Bayh and others contend that the case of Dubai Ports World - the government-owned firm whose purchase of British-owned Peninsular & Oriental Steam Navigation Co. would allow it to operate at six U.S. ports - shows that the arcane, closed-door process by which the government reviews such deals is broken.

National security concerns are swept under the rug, these critics allege, in the interests of smoothing the path for commerce. But senior lawmakers in both parties want assessments of potential threats to weigh more heavily in the reviews.

Defenders of the current system warn that U.S. economic and foreign policy interests would suffer if Congress makes it more difficult for such transactions to go through. They argue that the process has successfully identified and resolved national security problems, and that changing the rules - by lengthening audits, giving security officials a larger role, or divulging proposed business transactions to Congress - would reduce crucial foreign investment in the U.S. economy.

The conflict has sparked an intense lobbying effort by business groups and multinational firms, which fear that any changes could hurt their bottom lines.

"We're active," said Stephen Canner of the U.S. Council for International Business, a coalition of major U.S. corporations. "This is going to become an important issue for business."

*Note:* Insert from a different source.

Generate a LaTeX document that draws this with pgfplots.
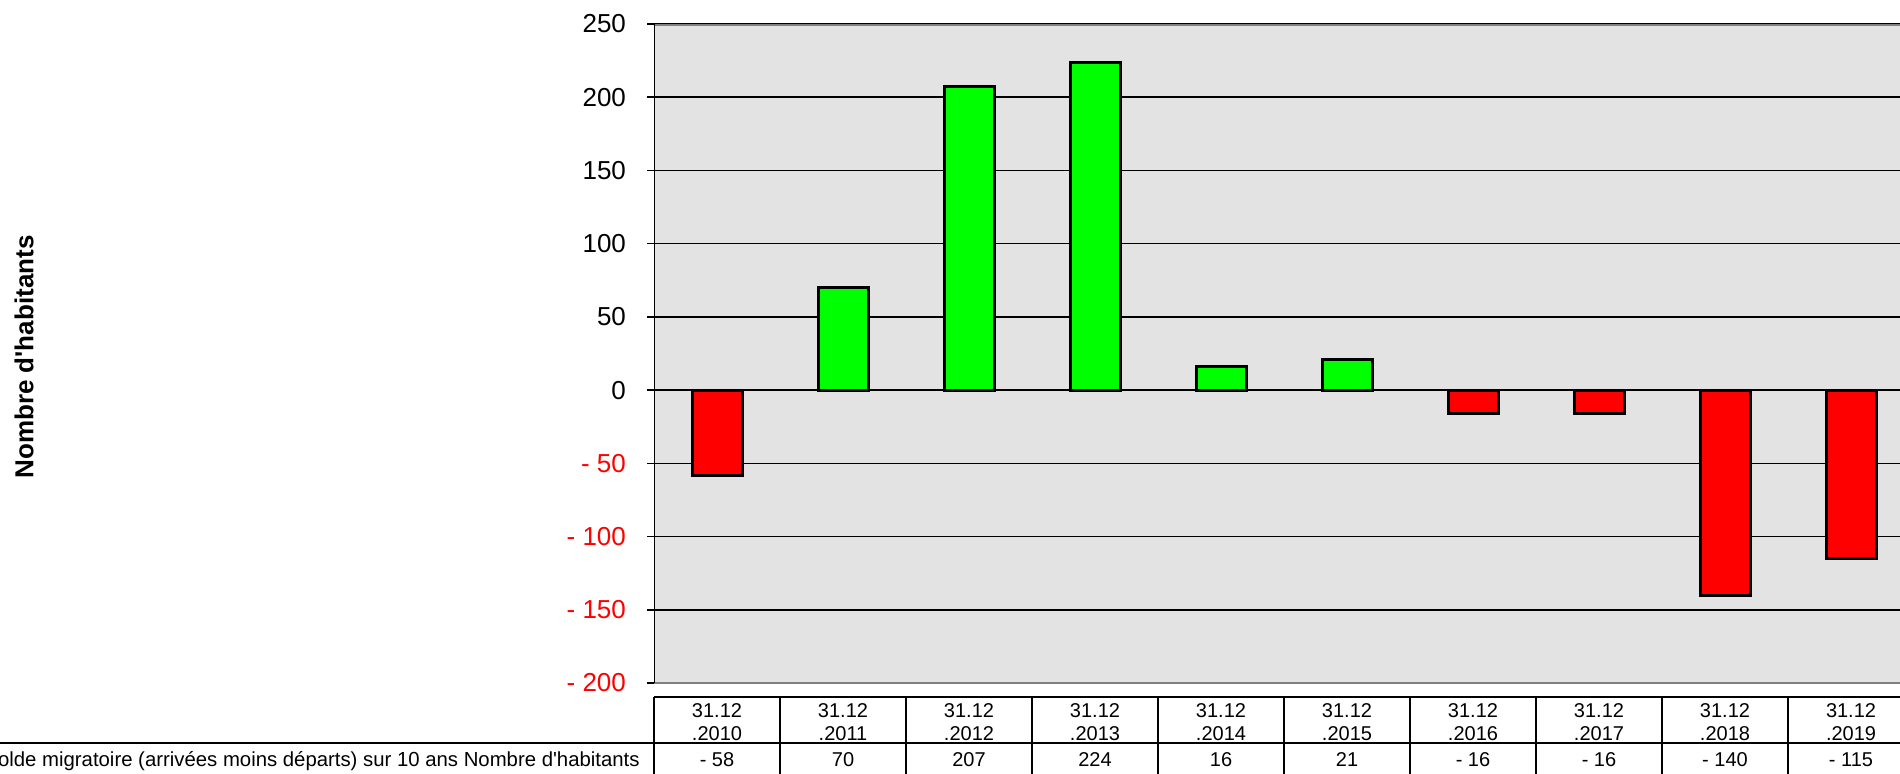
\documentclass[border=0pt]{standalone}
\usepackage{pgfplots}
\pgfplotsset{compat=1.18}
\usepackage{fontspec}
\setmainfont{Liberation Sans}
\definecolor{bgray}{HTML}{E3E3E3}
\definecolor{bordergray}{HTML}{808080}
\definecolor{bargreen}{HTML}{00FF00}
\definecolor{barred}{HTML}{FF0000}
\begin{document}
\begin{tikzpicture}[x=0.5pt,y=0.5pt]
\path[use as bounding box] (0,0) rectangle (1900,773);
\begin{axis}[
  at={(327pt,45pt)}, anchor=south west,
  width=630pt, height=329.5pt, scale only axis,
  xmin=-0.5, xmax=9.5, ymin=-200, ymax=250,
  xtick=\empty,
  ytick={-200,-150,-100,-50,0,50,100,150,200,250},
  yticklabels={\color{red}- 200,\color{red}- 150,\color{red}- 100,\color{red}- 50,0,50,100,150,200,250},
  yticklabel style={font=\fontsize{13}{15}\selectfont, xshift=-7pt},
  ytick pos=left, tick align=outside, major tick length=3.5pt,
  tick style={black, line width=0.75pt},
  ymajorgrids, grid style={black, line width=0.75pt},
  axis line style={draw=none},
  axis background/.style={fill=bgray},
]
\addplot[ybar, bar shift=0pt, bar width=25pt, fill=bargreen, draw=black, line width=1.5pt]
  coordinates {(1,70) (2,207) (3,224) (4,16) (5,21)};
\addplot[ybar, bar shift=0pt, bar width=25pt, fill=barred, draw=black, line width=1.5pt]
  coordinates {(0,-58) (6,-16) (7,-16) (8,-140) (9,-115)};
\draw[bordergray, line width=1.5pt] (rel axis cs:0,1) -- (rel axis cs:1,1);
\draw[bordergray, line width=1.5pt] (rel axis cs:0,0) -- (rel axis cs:1,0);
\draw[black, line width=1.1pt] (rel axis cs:0,0) -- (rel axis cs:0,1);
\end{axis}
% y label
\node[rotate=90, font=\fontsize{13}{15}\selectfont\bfseries] at (24,416) {Nombre d\textquotesingle habitants};
% data table
\draw[black, line width=0.75pt] (654,76) -- (1915,76);
\draw[black, line width=0.75pt] (0,30) -- (1915,30);
\foreach \i in {0,...,10} {
  \draw[black, line width=0.75pt] ({654+126*\i},76) -- ({654+126*\i},-10);
}
\foreach \y/\v [count=\i from 0] in {2010/- 58,2011/70,2012/207,2013/224,2014/16,2015/21,2016/- 16,2017/- 16,2018/- 140,2019/- 115} {
  \node[anchor=base, inner sep=0pt, font=\fontsize{10}{12}\selectfont] at ({717+126*\i},56) {31.12};
  \node[anchor=base, inner sep=0pt, font=\fontsize{10}{12}\selectfont] at ({717+126*\i},33) {.\y};
  \node[anchor=base, inner sep=0pt, font=\fontsize{10}{12}\selectfont] at ({717+126*\i},7) {\v};
}
\node[anchor=base east, inner sep=0pt, font=\fontsize{10.17}{12}\selectfont] at (640,7) {Solde migratoire (arrivées moins départs) sur 10 ans Nombre d\textquotesingle habitants};
\end{tikzpicture}
\end{document}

The intensity of the outcry over the DP World deal has prodded the Bush administration to acknowledge problems with the system, and commit to working with Congress to fix it.

But Bush is unlikely to embrace sweeping changes that give Congress more input, substantially slow the process, or interfere with his power to have the last word on foreign investment.

Administration officials "want to communicate better with Congress and make sure that they have full confidence in the process," said Tony Fratto, a Treasury Department spokesman who declined to comment on any specific proposals. "Balancing that is that there are responsibilities that the executive carries out, and we need to be respectful of that."

As recently as last fall, top officials defended the reviews and resisted efforts to change them.

The port debate is "a blessing in disguise, because what it means now is that Congress is going to rewrite this law. It's clear that [Bush administration officials] realize that they're going to get reform, whether they want it or not," said Patrick A. Mulloy, a Clinton administration trade official and former congressional aide who helped craft the current law.